Il quotidiano tedesco Der Spiegel, sottolinea come le ricerche scientifiche sui farmaci, starebbero penalizzando le minoranze. Il giornale cita il caso di una possibile cura per l’Alzheimer tramite il lecanemab e il donanemab, nuovi farmaci che hanno lo scopo di rallentare la progressione della demenza, che si basano su anticorpi monoclonali. Purtroppo, dei possibili sviluppi positivi di questo studio, non beneficeranno tutti allo stesso modo, in quanto le società minoritarie sarebbero in qualche modo escluse dalla ricerca, a cominciare dalle persone che non sono di etnia bianca.
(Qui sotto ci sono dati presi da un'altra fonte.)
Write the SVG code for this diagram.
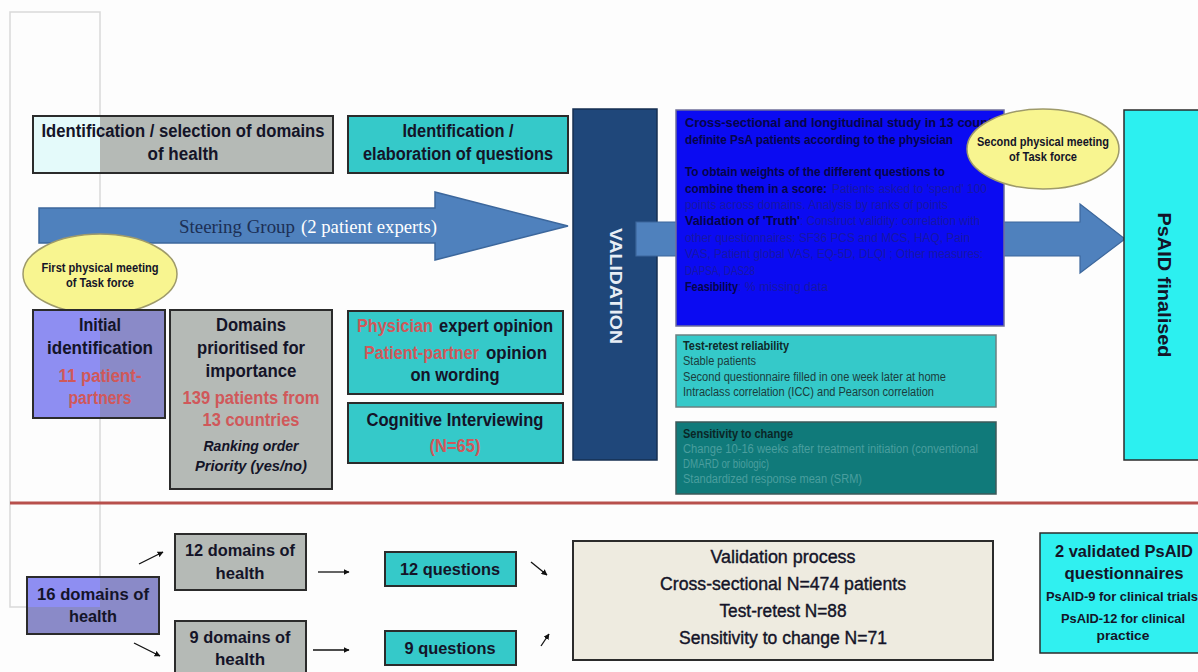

Un caso non da poco tenendo conto che negli Stati Uniti, una società tipicamente multirazziale, coloro che sviluppano la demenza da Alzheimer sono il doppio che ad esempio della Germania, di cui molte ovviamente di colore, nere o ispaniche.
Il Der Spiegel ricorda come lo studio sui farmaci di cui sopra abbia riguardato solamente 19 persone di colore su un totale di 1.700 pazienti. “Studi epidemiologici hanno dimostrato che il rischio di sviluppare demenza è maggiore nei gruppi emarginati”, afferma Gil Rabinovici, direttore del Centro di ricerca sull’Alzheimer dell’Università della California, San Francisco.
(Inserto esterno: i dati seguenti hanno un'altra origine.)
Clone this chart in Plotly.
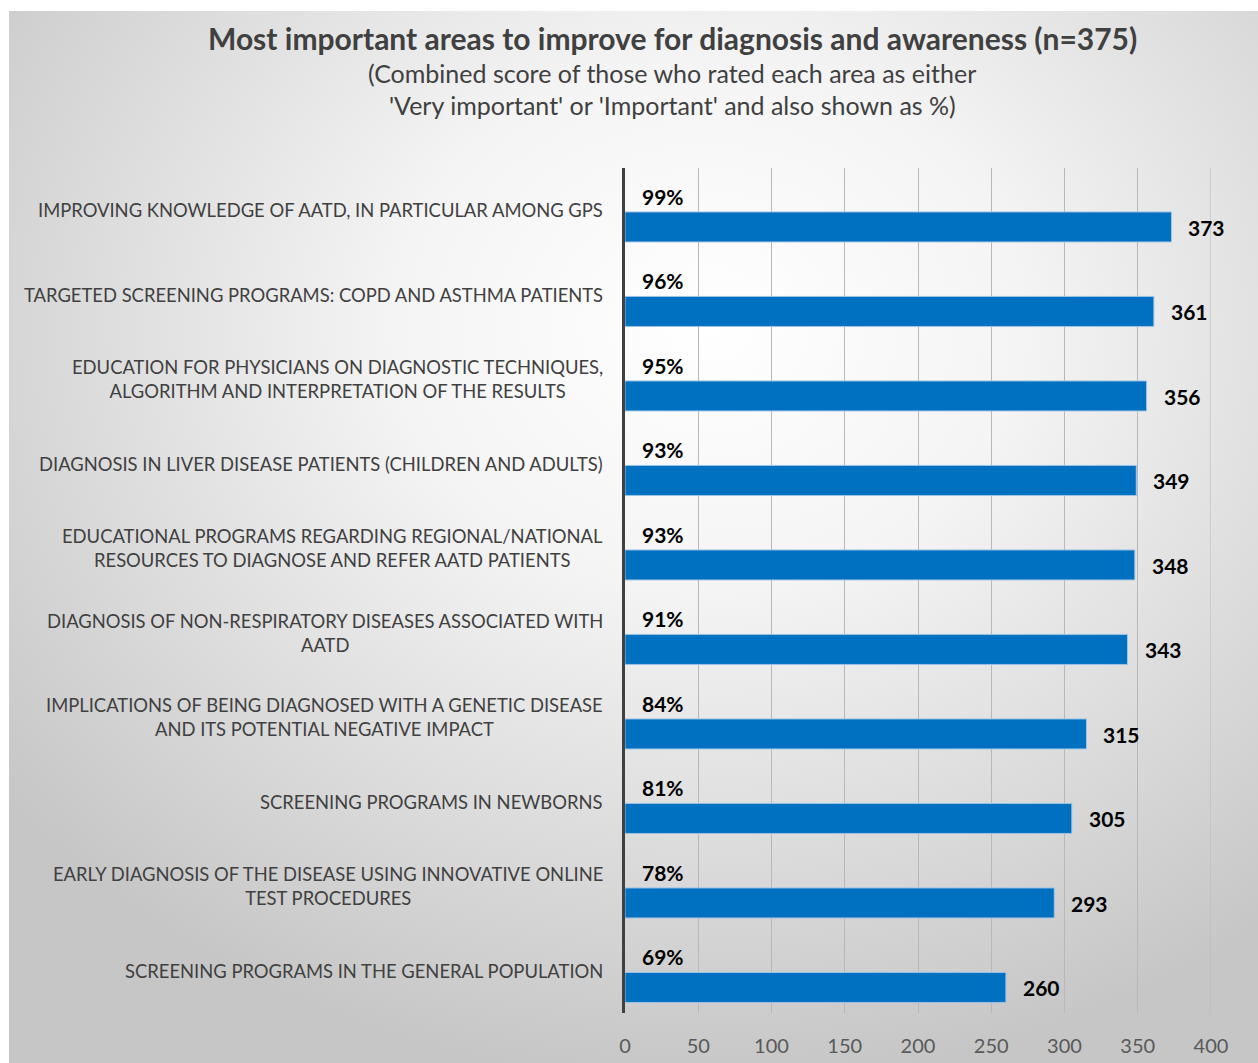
import base64
import plotly.graph_objects as go

# Survey results: areas to improve for diagnosis and awareness (n=375)
categories = [
    "IMPROVING KNOWLEDGE OF AATD, IN PARTICULAR AMONG GPS",
    "TARGETED SCREENING PROGRAMS: COPD AND ASTHMA PATIENTS",
    "EDUCATION FOR PHYSICIANS ON DIAGNOSTIC TECHNIQUES,<br>ALGORITHM AND INTERPRETATION OF THE RESULTS",
    "DIAGNOSIS IN LIVER DISEASE PATIENTS (CHILDREN AND ADULTS)",
    "EDUCATIONAL PROGRAMS REGARDING REGIONAL/NATIONAL<br>RESOURCES TO DIAGNOSE AND REFER AATD PATIENTS",
    "DIAGNOSIS OF NON-RESPIRATORY DISEASES ASSOCIATED WITH<br>AATD",
    "IMPLICATIONS OF BEING DIAGNOSED WITH A GENETIC DISEASE<br>AND ITS POTENTIAL NEGATIVE IMPACT",
    "SCREENING PROGRAMS IN NEWBORNS",
    "EARLY DIAGNOSIS OF THE DISEASE USING INNOVATIVE ONLINE<br>TEST PROCEDURES",
    "SCREENING PROGRAMS IN THE GENERAL POPULATION",
]
counts = [373, 361, 356, 349, 348, 343, 315, 305, 293, 260]
percents = [99, 96, 95, 93, 93, 91, 84, 81, 78, 69]
x_ticks = [0, 50, 100, 150, 200, 250, 300, 350, 400]

W, H = 1258, 1063
M_L, M_R, M_T, M_B = 625, 47, 168, 50
PW, PH = W - M_L - M_R, H - M_T - M_B

FONT = "Lato"
BLUE = "#0070C0"
DARK = "#404040"
GRID = "#b8b8b8"

fig = go.Figure()
fig.add_trace(go.Bar(
    x=counts,
    y=categories,
    orientation="h",
    width=0.355,
    offset=0.02,
    marker=dict(color=BLUE, line=dict(color="#9DC3E6", width=1)),
    hoverinfo="x+y",
    showlegend=False,
))

annotations = []
# category labels, centred text block right-aligned against the axis
for cat in categories:
    annotations.append(dict(
        x=0, xref="paper", xanchor="right", xshift=-20,
        y=cat, yref="y", yanchor="middle",
        text=cat, align="center", showarrow=False,
        font=dict(family=FONT, size=18.4, color=DARK),
    ))
# percentage labels above each bar
for cat, p in zip(categories, percents):
    annotations.append(dict(
        x=0, xref="x", xanchor="left", xshift=15,
        y=cat, yref="y", yanchor="middle", yshift=14,
        text=f"<b>{p}%</b>", showarrow=False,
        font=dict(family=FONT, size=21, color="#000000"),
    ))
# count labels at the end of each bar
for cat, c in zip(categories, counts):
    annotations.append(dict(
        x=c, xref="x", xanchor="left", xshift=15,
        y=cat, yref="y", yanchor="middle", yshift=-17,
        text=f"<b>{c}</b>", showarrow=False,
        font=dict(family=FONT, size=21, color="#000000"),
    ))


def px_to_paper_x(px):
    return (px - M_L) / PW


def px_to_paper_y(py):
    return (H - M_B - py) / PH


# title block (positions in pixels)
title_lines = [
    ("<b>Most important areas to improve for diagnosis and awareness (n=375)</b>", 38, 30),
    ("(Combined score of those who rated each area as either", 73, 25),
    ("'Very important' or 'Important' and also shown as %)", 105, 25),
]
for text, ypx, size in title_lines:
    annotations.append(dict(
        x=px_to_paper_x(672), xref="paper", xanchor="center",
        y=px_to_paper_y(ypx), yref="paper", yanchor="middle",
        text=text, showarrow=False,
        font=dict(family=FONT, size=size, color=DARK),
    ))

# radial grey-to-white background panel
svg = (
    '<svg xmlns="http://www.w3.org/2000/svg" width="1249" height="1052" '
    'preserveAspectRatio="none" viewBox="0 0 1249 1052">'
    '<defs><radialGradient id="g" cx="0.56" cy="0.3" r="0.72" fx="0.56" fy="0.3">'
    '<stop offset="0" stop-color="#ffffff"/>'
    '<stop offset="0.35" stop-color="#f4f4f4"/>'
    '<stop offset="1" stop-color="#c6c6c6"/>'
    '</radialGradient></defs>'
    '<rect width="1249" height="1052" fill="url(#g)"/></svg>'
)
svg_uri = "data:image/svg+xml;base64," + base64.b64encode(svg.encode()).decode()
panel_x0, panel_y0, panel_x1, panel_y1 = 9, 11, 1258, 1063

fig.update_layout(
    width=W, height=H,
    margin=dict(l=M_L, r=M_R, t=M_T, b=M_B, pad=0, autoexpand=False),
    paper_bgcolor="#ffffff",
    plot_bgcolor="rgba(0,0,0,0)",
    annotations=annotations,
    # closing gridline at the right end of the value axis
    shapes=[dict(
        type="line", xref="x", yref="paper",
        x0=x_ticks[-1], x1=x_ticks[-1], y0=0, y1=1,
        line=dict(color=GRID, width=1), layer="below",
    )],
    images=[dict(
        source=svg_uri, xref="paper", yref="paper",
        x=px_to_paper_x(panel_x0), y=px_to_paper_y(panel_y0),
        sizex=(panel_x1 - panel_x0) / PW, sizey=(panel_y1 - panel_y0) / PH,
        xanchor="left", yanchor="top", sizing="stretch", layer="below",
    )],
    xaxis=dict(
        range=[0, 400], tickvals=x_ticks, ticktext=[str(t) for t in x_ticks],
        showgrid=True, gridcolor=GRID, gridwidth=1,
        zeroline=False, showline=False, ticks="",
        ticklabelstandoff=19, automargin=False,
        tickfont=dict(family=FONT, size=20, color="#595959"),
        fixedrange=True,
    ),
    yaxis=dict(
        categoryorder="array", categoryarray=categories,
        autorange="reversed", showticklabels=False, ticks="",
        showgrid=False, zeroline=False, automargin=False,
        showline=True, linecolor=DARK, linewidth=3,
        fixedrange=True,
    ),
)

fig.write_html("out.html")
RICERCHE SCIENTIFICHE ESCLUDONO MINORANZE ETNICHE: IL CASO CONTROCORRENTE DEL DR. RABINOVICI
E’ fondamentale quindi che la ricerca farmaceutica e le autorità invertano immediatamente questa tendenza, visto che gli studi devono riflettere meglio la popolazione nella sua diversità, un dovere quindi etico e nel contempo scientifico. Fra coloro che stanno lottando contro questa prassi, c’è proprio il dottor Rabinovici, esperto nei metodi di imaging utilizzati nella ricerca sull’Alzheimer, che nel suo team ha due ricercatori incaricati del “reclutamento diversificato”, di modo da includere appunto nelle sue ricerche tutti i gruppi possibili, minoranze comprese.
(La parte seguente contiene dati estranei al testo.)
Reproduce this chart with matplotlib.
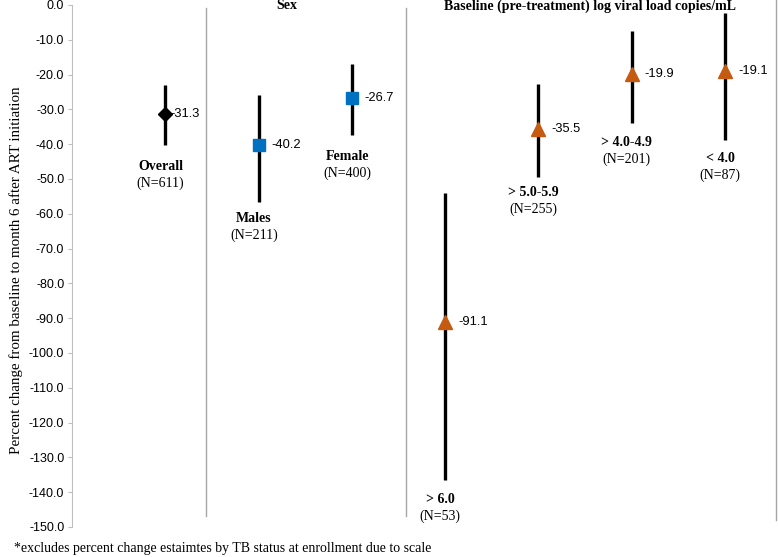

“Sono orgoglioso di dire che il 45 per cento dei partecipanti al mio nuovo studio sono neri o latini – ha detto Rabinovici – è importante sottolinearlo, l’etnicità è un costrutto sociale”. In Germania, la ricercatrice Theda Borde guida il progetto Alleanza per le pari opportunità nella sanità. Ha dimostrato che i fattori socioculturali possono decidere come percepire la sofferenza e descriverla, tutte info importanti per i medici che poi devono fare la diagnosi.